Между строк у Грамши вычитывалась вторая причина, объясняющая перечень факторов, обсуждаемых в связи с темой гегемонии. С самого начала он подчеркивал (если использовать формулировку из его первого пассажа, где встречается термин «гегемония»): «Социальная группа может и даже должна выступать как руководящая еще до захвата государственной власти (в этом заключается одно из важнейших условий самого завоевания власти). Впоследствии, находясь у власти и даже прочно удерживая ее, становясь господствующей, эта группа должна будет оставаться в то же время «руководящей”». Ленин привел большевиков к победе в 1917 году, когда крестьяне, сидевшие в окопах, дезертировали, променяв Временное правительство на программу, предложенную рабочей партий. С завершением кровопролитной гражданской войны диктатура пролетариата консолидировалась. Но что должно было стать с союзом, который сделал Октябрьскую революцию возможной, да и с самой партией, которая была его архитектором, после этой проверки насилием? В письме Тольятти в Москву, написанном непосредственно перед арестом, Грамши выразил резкое несогласие с разгромом левой оппозиции в коммунистической партии Советского Союза, ознаменовавшим собой начало сталинской автократии, а в его тюремных заметках встречаются опасения, что советский режим движется в сторону репрессий, которые, скорее всего, подорвут народное согласие с ним, а не расширят его в том смысле, какой предполагался Лениным. Последний призывал к «культурной революции», основанной на распространении кооперативов в сельской местности, что было прямой противоположностью принудительной коллективизации, которая к концу 1920‐х подорвет крестьянство, поставив крест на остатках «гегемонии пролетариата». Явный интерес Грамши к специфическим чертам Запада оттенялся невысказанной тревогой за процессы, получившие развитие на Востоке.

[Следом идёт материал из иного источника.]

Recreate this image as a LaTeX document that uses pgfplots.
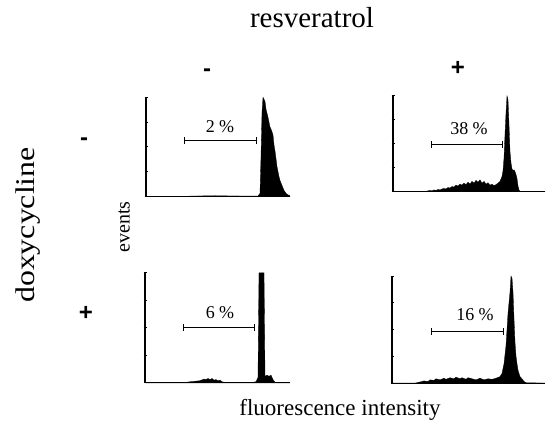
\documentclass[border=0pt]{standalone}
\usepackage{pgfplots}
\pgfplotsset{compat=1.18}
\usepackage{fontspec}
\setmainfont{Liberation Serif}
\newfontfamily\signfont{Liberation Sans}
\tikzset{pct/.style={font=\fontsize{18}{18}\selectfont}}
\begin{document}
\begin{tikzpicture}[x=1pt,y=1pt]
\path (0,0) rectangle (551,428);
\pgfplotsset{panel/.style={scale only axis, anchor=origin, axis lines=left,
  axis line style={-, line width=1.1pt}, xtick=\empty, ytick={0,25,50,75,100},
  yticklabels={}, major tick length=3pt, tick align=center,
  tick style={black, line width=0.8pt}, xmin=0, ymin=0, ymax=100, enlargelimits=false, clip=false},
  hist/.style={fill=black, draw=black, line width=0.3pt, sharp plot},
  brk/.style={black, line width=0.9pt, mark=|, mark size=3.5pt, mark options={line width=0.9pt}}}
% top-left: dox -, res -
\begin{axis}[panel, at={(146,234)}, width=144pt, height=99pt, xmax=144]
\addplot[hist] coordinates {(0,0) (34,0) (54,0.4) (69,0.6) (84,0.4) (99,0.3) (112,0.3) (114,3) (115,40) (116,85) (117,100) (118,98) (119,96) (120,88) (121,84) (122,80) (123,75) (124,70) (125,68) (126,65) (127,62) (128,52) (129,46) (130,38) (131,30) (132,25) (133,20) (134,16) (136,11) (138,6) (140,3) (142,1.5) (144,0.5)} \closedcycle;
\addplot[brk] coordinates {(38,56.6) (110,56.6)};
\node[pct] at (axis cs:74,70) {2 \%};
\end{axis}
% top-right: dox -, res +
\begin{axis}[panel, at={(393,246)}, width=152pt, height=96pt, xmax=152]
\addplot[hist] coordinates {(0,0) (27,0) (32,0.5) (35,1) (37,1.5) (39,1) (41,2) (43,1.5) (45,2.5) (47,2) (49,3) (51,3.5) (53,3) (55,4.5) (57,4) (59,5.5) (61,5) (63,7) (65,6) (67,8) (69,7) (71,9) (73,7.5) (75,10) (77,8) (79,11) (81,9) (83,12) (85,10) (87,12.5) (89,9) (91,11) (93,8) (95,9.5) (97,7) (99,8) (101,6.5) (103,7.5) (105,9) (107,11) (109,16) (110,22) (111,35) (112,60) (113,82) (114,100) (115,96) (116,70) (117,42) (118,30) (119,24) (120,22) (121,23) (122,21) (123,18) (124,14) (125,6) (126,2) (127,0.5) (152,0)} \closedcycle;
\addplot[brk] coordinates {(38,49) (109,49)};
\node[pct] at (axis cs:76,66) {38 \%};
\end{axis}
% bottom-left: dox +, res -
\begin{axis}[panel, at={(145,41)}, width=145pt, height=110pt, xmax=145]
\addplot[hist] coordinates {(0,0) (35,0) (40,0.5) (45,1) (50,1.5) (55,2) (59,3.5) (61,3) (63,4) (65,3) (67,4) (69,2.5) (71,3) (73,2) (75,2.5) (77,1) (80,0.5) (85,0.3) (105,0.3) (111,1) (113,5) (114,100) (119,100) (120,6) (122,7) (124,6) (126,7) (128,3) (130,0.5) (145,0)} \closedcycle;
\addplot[brk] coordinates {(38,50) (109,50)};
\node[pct] at (axis cs:75,64) {6 \%};
\end{axis}
% bottom-right: dox +, res +
\begin{axis}[panel, at={(392,42)}, width=153pt, height=107pt, xmax=153]
\addplot[hist] coordinates {(0,0) (23,0) (26,0.5) (28,1) (32,2) (36,1.5) (38,3) (42,2.5) (44,4) (48,3) (52,4.5) (54,3.5) (58,5) (62,4) (64,5.5) (68,4) (70,5) (74,3.5) (76,5) (80,4) (84,3) (88,4.5) (92,3) (96,4) (100,3.5) (104,4.5) (108,6) (110,9) (112,18) (114,35) (116,65) (118,85) (119,100) (120,98) (121,85) (122,60) (123,38) (124,25) (125,18) (126,12) (127,9) (128,6) (130,4) (132,1.5) (134,0.3) (153,0)} \closedcycle;
\addplot[brk] coordinates {(39,48) (111,48)};
\node[pct] at (axis cs:83,64) {16 \%};
\end{axis}
% labels
\node[font=\fontsize{29}{29}\selectfont] at (312,410) {resveratrol};
\node[font=\signfont\bfseries\fontsize{24}{24}\selectfont] at (207,355) {-};
\node[font=\signfont\bfseries\fontsize{24}{24}\selectfont] at (458,360) {+};
\node[font=\signfont\bfseries\fontsize{24}{24}\selectfont] at (84,286) {-};
\node[font=\signfont\bfseries\fontsize{24}{24}\selectfont] at (86,115) {+};
\node[rotate=90, font=\fontsize{27}{27}\selectfont] at (28,203) {\scalebox{1.18}[1]{doxycycline}};
\node[rotate=90, font=\fontsize{20}{20}\selectfont] at (124,201) {events};
\node[font=\fontsize{23}{23}\selectfont] at (340,18) {fluorescence intensity};
\end{tikzpicture}
\end{document}
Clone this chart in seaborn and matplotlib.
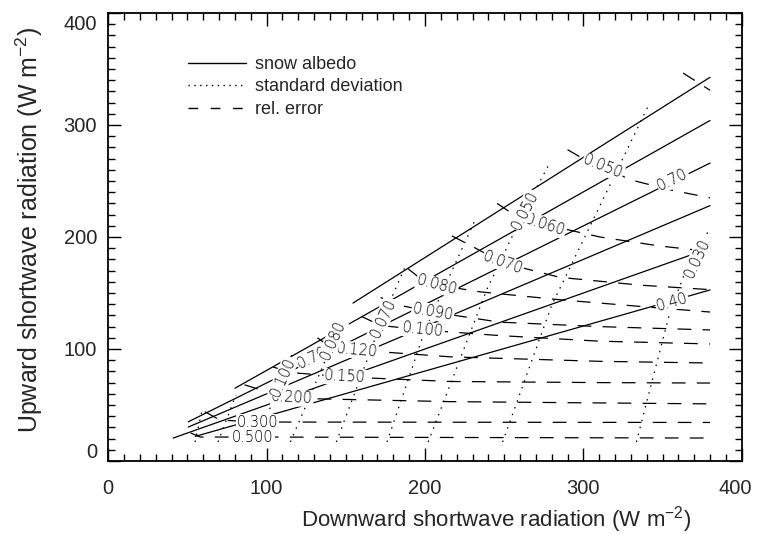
import numpy as np
import pandas as pd
import matplotlib
matplotlib.use("Agg")
import matplotlib.pyplot as plt
import seaborn as sns
from matplotlib.lines import Line2D
from matplotlib.transforms import ScaledTranslation

# ---------------- data (W m-2) ----------------
# snow albedo contours (solid)
alb_levels = ["0.90", "0.80", "0.70", "0.60", "0.50", "0.40"]
alb_x = [[154.5, 380], [80, 380], [50.5, 380], [50.5, 380], [41, 380], [55, 380]]
alb_y = [[141, 342.6], [65, 304], [35, 266], [30.3, 228], [20.5, 190], [22, 152.7]]

# relative error contours (dashed)
rel_levels = ["0.040", "0.050", "0.060", "0.070", "0.080", "0.090",
              "0.100", "0.120", "0.150", "0.200", "0.300", "0.500"]
rel_x = [[363, 380],
         [290, 301, 312, 330, 355, 380],
         [245.5, 254, 276, 310.5, 348, 380],
         [217, 232, 249, 285, 336, 380],
         [189, 197, 208, 235, 285, 336, 380],
         [172, 184, 205, 247, 310, 380],
         [160, 172, 199, 247, 310, 380],
         [132, 140, 157, 216, 310, 380],
         [104, 115, 150, 216, 310, 380],
         [86, 102, 116, 216, 380],
         [61, 70.5, 94, 380],
         [52, 58, 91, 380]]
rel_y = [[346.4, 331],
         [278, 269, 262.5, 251, 242, 235],
         [230, 222, 211, 200, 192, 187],
         [201, 190, 177, 164, 157, 153],
         [172, 163, 157, 151, 144, 138, 133],
         [146, 139, 133, 124, 120, 117],
         [129, 121, 117, 112, 107, 104.5],
         [110, 102, 99, 93, 89, 87.5],
         [84, 79, 75, 71, 70, 69.6],
         [68, 61, 56, 53, 51],
         [44, 36.6, 34.8, 34.4],
         [25, 21.4, 21.4, 20.5]]

# standard deviation contours (dotted)
std_levels = ["0.030", "0.040", "0.050", "0.060", "0.070", "0.080", "0.100", "0.120", "0.150"]
std_x = [[333.5, 354.7, 363, 380],
         [249, 280, 342],
         [202, 239, 263, 278],
         [176, 200, 231.6],
         [144, 173.5, 187],
         [115, 148],
         [93.3, 116],
         [69.3, 80.6],
         [54.8, 59]]
std_y = [[17, 133, 164, 208],
         [17, 139, 320],
         [17, 153, 224, 264],
         [17, 117, 215],
         [17, 128, 172],
         [17, 126],
         [17, 94.6],
         [17, 59],
         [17, 43.8]]

# contour labels: text, x, y, screen rotation (deg)
lab_text = ["0.70", "0.40", "0.70",
            "0.500", "0.300", "0.200", "0.150", "0.120", "0.100",
            "0.090", "0.080", "0.070", "0.060", "0.050",
            "0.030", "0.050", "0.070", "0.080", "0.100"]
lab_x = [356.5, 356, 129,
         91.4, 94, 116, 149.5, 157, 199,
         205, 207.6, 249.3, 276, 312.4,
         371.8, 263, 173.5, 141.9, 110.3]
lab_y = [251, 142, 92,
         21.4, 34.8, 56.3, 75, 99, 117,
         133, 157, 176.8, 210.7, 262.5,
         181, 224, 127.7, 108, 75]
lab_rot = [26, 16, 26,
           0, 0, -3, -3, -5, -6,
           -10, -15, -20, -18, -22,
           65, 63, 65, 66, 66]

# ---------------- long table for seaborn ----------------
rows = []
for fam, xs, ys, tag in [("snow albedo", alb_x, alb_y, "a"),
                         ("rel. error", rel_x, rel_y, "r"),
                         ("standard deviation", std_x, std_y, "s")]:
    for i, (xx, yy) in enumerate(zip(xs, ys)):
        for xv, yv in zip(xx, yy):
            rows.append(dict(D=xv, U=yv, kind=fam, uid=f"{tag}{i}"))
df = pd.DataFrame(rows)

sns.set_theme(style="ticks")
plt.rcParams["font.family"] = ["Liberation Sans", "DejaVu Sans"]
plt.rcParams["mathtext.fontset"] = "custom"
plt.rcParams["mathtext.rm"] = "Liberation Sans"
plt.rcParams["mathtext.it"] = "Liberation Sans:italic"

fig = plt.figure(figsize=(7.59, 5.34), dpi=100)
ax = fig.add_axes([108.3 / 759, 1 - 461 / 534, (741.7 - 108.3) / 759, (461 - 13) / 534])

dash_map = {"snow albedo": "", "standard deviation": (1.2, 4.5), "rel. error": (11, 9)}
sns.lineplot(data=df, x="D", y="U", units="uid", estimator=None, style="kind",
             dashes=dash_map, color="black", sort=False, legend=False, lw=0.9, ax=ax)

for t, x, y, r in zip(lab_text, lab_x, lab_y, lab_rot):
    ax.text(x, y, t, rotation=r, rotation_mode="anchor", ha="center", va="center",
            fontsize=10.5, family="DejaVu Sans", fontweight="light", color="black", zorder=5,
            bbox=dict(boxstyle="square,pad=0.05", fc="white", ec="none"))

ax.set_xlim(0, 400)
ax.set_ylim(0, 400)
ax.set_xticks([0, 100, 200, 300, 400])
ax.set_yticks([0, 100, 200, 300, 400])
ax.set_xticks(np.arange(0, 401, 10), minor=True)
ax.set_yticks(np.arange(0, 401, 10), minor=True)
ax.tick_params(which="both", direction="in", top=True, right=True, width=1.0, color="black")
ax.tick_params(which="major", length=9.5, labelsize=14.5)
ax.tick_params(which="minor", length=5)
ax.tick_params(axis="x", pad=13)
ax.tick_params(axis="y", pad=8)
for s in ax.spines.values():
    s.set_linewidth(1.3)
    s.set_color("black")

ax.set_xlabel("Downward shortwave radiation (W m$^{-2}$)", fontsize=16)
ax.xaxis.label.set_va("center")
ax.xaxis.set_label_coords(0.612, -0.131)
ax.set_ylabel("Upward shortwave radiation (W m$^{-2}$)", fontsize=18)
ax.yaxis.label.set_va("center")
ax.yaxis.set_label_coords(-0.124, 0.515)

handles = [Line2D([], [], color="black", lw=1.0, ls="-"),
           Line2D([], [], color="black", lw=1.0, ls=(0, (1, 3.2))),
           Line2D([], [], color="black", lw=1.0, ls=(0, (7, 9)))]
ax.legend(handles, ["snow albedo", "standard deviation", "rel. error"],
          loc="upper left", bbox_to_anchor=(0.114, 0.92), frameon=False,
          fontsize=13, handlelength=3.2, handletextpad=0.5, labelspacing=0.3,
          borderaxespad=0.0)

fig.canvas.draw()
for lab in ax.get_yticklabels():
    if lab.get_text() == "0":
        lab.set_transform(lab.get_transform() + ScaledTranslation(0, 10 / 100, fig.dpi_scale_trans))
    elif lab.get_text() == "400":
        lab.set_transform(lab.get_transform() + ScaledTranslation(0, -10 / 100, fig.dpi_scale_trans))
for lab in ax.get_xticklabels():
    if lab.get_text() == "400":
        lab.set_transform(lab.get_transform() + ScaledTranslation(-6 / 100, 0, fig.dpi_scale_trans))

plt.savefig("out.png", dpi=100)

Вопросы согласия играли центральную роль в этих тревогах и интересах, а потому его заметки о гегемонии вернулись к ее классическому семантическому полю. Однако Грамши остался революционером Третьего Интернационала и, несмотря на тупики истории, никогда не отказывался от своего убеждения в том, что, если хочешь глубже понять гегемонию, принуждение нельзя отделять от согласия, а культурное превосходство от способности к репрессии. В его трудах полно терминов, имеющих военные корни, – «позиционная война», «маневренная война», «подпольная война», – которые понимаются то метафорически, то буквально. «Всякая политическая борьба всегда имеет в качестве своей первоосновы военную борьбу», – писал он[21]. Гегемония оставалась многозначной: немыслимой без согласия, неисполнимой без силы. Он умер в Риме в апреле 1937 года, когда у движения, к которому он принадлежал, не было ни того, ни другого.

3. Между мировыми войнами

I

Спустя несколько месяцев в Германии была создана полновесная теория гегемонии. Автором опубликованной в конце 1938 года, сразу после аннексии Гитлером Судетской области, «Гегемонии. Книги о ведущих государствах» стал один из самых видных немецких юристов Генрих Трипель. На шестистах страницах, не позволяющих усомниться в эрудированности автора, последний объединяет юридические, социологические и исторические исследования своего предмета, рассматривая его на материале трех тысячелетий и множестве примеров, начиная с древней Палестины и Китая и заканчивая Третьим рейхом. Ни одной сопоставимой по охвату и компетентности работы впоследствии так и не было создано. Трипель, теоретик права, хорошо известный своей дуалистической теорией, проводил четкое различие между принципами национальной и международной юриспруденций, а в политическом плане был антиподом Грамши – лояльным монархистом во времена Второго рейха, ярым патриотом в 1914 году, сторонником консервативных правых при Веймарской республике. В 1933 году он приветствовал захват Гитлером власти, назвав его «правовой революцией».